In reviewing possible solutions to the conflict, the speaker rejected the globally-accepted two-state solution as non-viable and warned against an alleged conspiracy to ultimately annex the West Bank to Jordan and Gaza to Egypt. Which finally brought her to her punch line: a one-state solution for all residents of the region. She explained that she envisaged a secular, democratic state, but recognised that others may have “other ideas…”

In the Q&A after the talk, the speaker was asked by a member of the audience whether she wasn’t concerned that once in power, the Arabs would take revenge on the Jews of the region for their decades of alleged crimes against them.

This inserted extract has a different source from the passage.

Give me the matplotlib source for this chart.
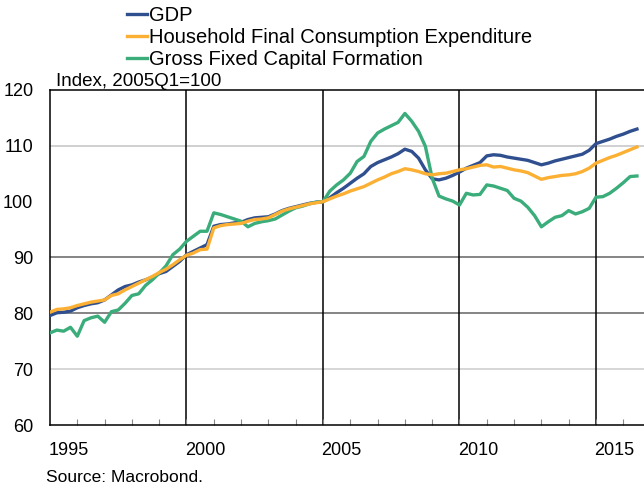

Dr Karmi simply shrugged off this possibilty by suggesting that only a “tiny minority” would do that, and in any case, most Jews hated their “brown-skinned Arab neighbours” so they would probably “go back to Europe, and this would solve the problem…”

I prefaced my question to the speaker by explaining that her one-state solution would lead to the destruction of Israel as a Jewish state, creating a Jewish minority in an Arab state.

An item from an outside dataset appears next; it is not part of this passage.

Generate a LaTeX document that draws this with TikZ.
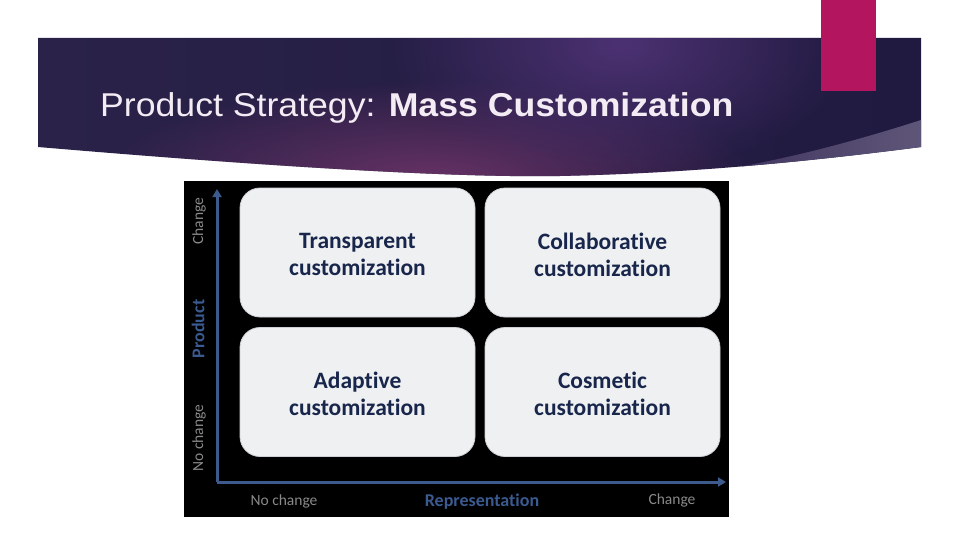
\documentclass[tikz,border=0pt]{standalone}
\usepackage{fontspec}
\usetikzlibrary{arrows.meta,fadings}
\newfontfamily\titlefont{Liberation Sans}
\newfontfamily\calfont[Ligatures=NoCommon]{Carlito}
\definecolor{bannerL}{HTML}{2A2249}
\definecolor{bannerM}{HTML}{5A2C5E}
\definecolor{bannerR}{HTML}{201A40}
\definecolor{glowV}{HTML}{4C3172}
\definecolor{glowM}{HTML}{6E3468}
\definecolor{stripeL}{HTML}{3B2D58}
\definecolor{stripeR}{HTML}{5E5679}
\definecolor{magentaR}{HTML}{B3165F}
\definecolor{titleC}{HTML}{F4ECF4}
\definecolor{boxfill}{HTML}{EFF0F2}
\definecolor{boxline}{HTML}{CDD0D5}
\definecolor{boxtext}{HTML}{18264C}
\definecolor{axisC}{HTML}{3D5A8C}
\definecolor{blueLbl}{HTML}{3A5A90}
\definecolor{grayLbl}{HTML}{8A8A8A}
\tikzfading[name=glowfade, inner color=transparent!0, outer color=transparent!100]
\tikzset{
  quad/.style={draw=boxline, line width=0.8pt, fill=boxfill, rounded corners=20pt,
    minimum width=235pt, minimum height=129pt},
  quadtext/.style={align=center, text=boxtext, inner sep=0pt, yshift=-2pt,
    font=\calfont\bfseries\fontsize{23.5}{27}\selectfont},
  axisline/.style={draw=axisC, line width=3pt, -{Triangle[length=8pt,width=9pt]}},
  graylbl/.style={text=grayLbl, inner sep=0pt, font=\calfont\fontsize{15.5}{18}\selectfont},
  bluelbl/.style={text=blueLbl, inner sep=0pt, font=\calfont\bfseries\fontsize{18}{20}\selectfont}
}
\begin{document}
\begin{tikzpicture}[x=1pt,y=-1pt]
\useasboundingbox (0,0) rectangle (960,540);
\fill[white] (0,0) rectangle (960,540);
% banner
\begin{scope}
  \clip (38,38) -- (921,38) -- (921,147) .. controls (820,160) and (700,173) .. (560,176)
        .. controls (450,178) and (250,165) .. (38,147) -- cycle;
  \shade[left color=bannerL, middle color=bannerM, right color=bannerR] (38,30) rectangle (921,190);
  \fill[glowM, path fading=glowfade, fill opacity=0.9] (430,180) ellipse (330 and 100);
  \fill[glowV, path fading=glowfade] (620,45) ellipse (230 and 130);
  \shade[left color=stripeL, right color=stripeR] (921,120) .. controls (840,146) and (760,166) .. (680,176)
        -- (680,200) -- (921,200) -- cycle;
\end{scope}
\fill[magentaR] (821,0) rectangle (876,91);
\node[anchor=base west, inner sep=0pt, text=titleC, xscale=1.08, transform shape,
  font=\titlefont\fontsize{33}{40}\selectfont] (title) at (100,117)
  {Product Strategy: \textbf{Mass Customization}};
% picture
\fill[black] (184,181) rectangle (729,517);
\node[quad] (tl) at (357.5,252.5) {};
\node[quad] (tr) at (602.5,252.5) {};
\node[quad] (bl) at (357.5,392) {};
\node[quad] (br) at (602.5,392) {};
\node[quadtext] (tltxt) at (tl) {Transparent\\customization};
\node[quadtext] (trtxt) at (tr) {Collaborative\\customization};
\node[quadtext] (bltxt) at (bl) {Adaptive\\customization};
\node[quadtext] (brtxt) at (br) {Cosmetic\\customization};
\coordinate (o) at (217,482);
\coordinate (ytip) at (217,189);
\coordinate (xtip) at (726,482);
\draw[axisline] (o) -- (ytip);
\draw[axisline] (o) -- (xtip);
\node[graylbl, rotate=90] (ychg) at (199,221) {Change};
\node[bluelbl, rotate=90] (yprod) at (198,329) {Product};
\node[graylbl, rotate=90] (ynochg) at (199,438) {No change};
\node[graylbl] (xnochg) at (284,501) {No change};
\node[bluelbl] (xrep) at (482,502) {Representation};
\node[graylbl] (xchg) at (672,500) {Change};
\end{tikzpicture}
\end{document}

What I would have added, if I’d had the time, is that this the grim realities of the challenges to be faced in replacing Israel with a new Palestinian-Arab-ruled state include:
• a stagnant class structure,
• unproductive economic habits,
• an uncurious and increasingly reactionary culture,
• deeply cruel relationships between the sexes and toward gays,
• no notion of an independent judiciary,
• inciting hatred of Jews, USA and the West, and
• a primitive religious mentality that bestows prestige and the promise of sexual rewards in paradise for suicide bombers
…. and no real challenge to any of these actualities is raised in her “solution” which promotes the propaganda and libels of Hamas, Islamic Jihad, and other irredentist and murderous Palestinian factions.

I also reminded the speaker, and audience,

  • that there had been a minority of almost a million Jews in the 22 Arab nations, 60 years ago,
  • that today a mere handful remain, having been expelled, and that Jews can’t even visit many Arab nations as tourists
  • that, in addition to Israel, Lebanon, Syria, Iraq and Jordan were all created by Britain and France from lands conquered from the Turkish Empire in World War 1
  • that Jordan was in fact created from 80% of the British Mandate of Palestine, and
  • that the remining 20% was intended to be partitioned into a Jewish and an Arab state.

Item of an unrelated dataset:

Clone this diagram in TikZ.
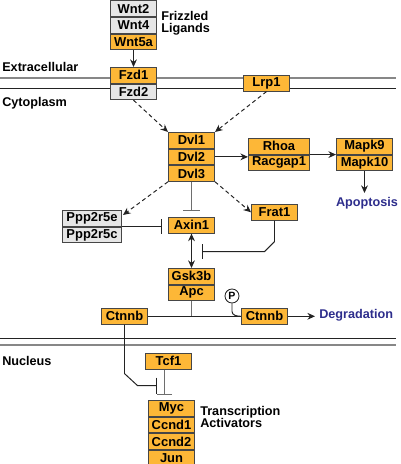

Which brought me to my question, which, by this time, I had to put over the top of some heckling from a few members of the audience and a “wind-up” from the leader of the Friends of Palestine. I asked: “if all these so-called artificially-created nations, together with some 170 other nations around the world, have a right to self-determination, then why is the one and only Jewish state not entitled to self determination; and why is she prepared to co-exist with Jews ONLY when they are a subjugated minority in an Arab state?"

Her answer was that Jews “may be entitled to a state, not in Israel, but in some other, uninhabited place, if they can get away with it….”.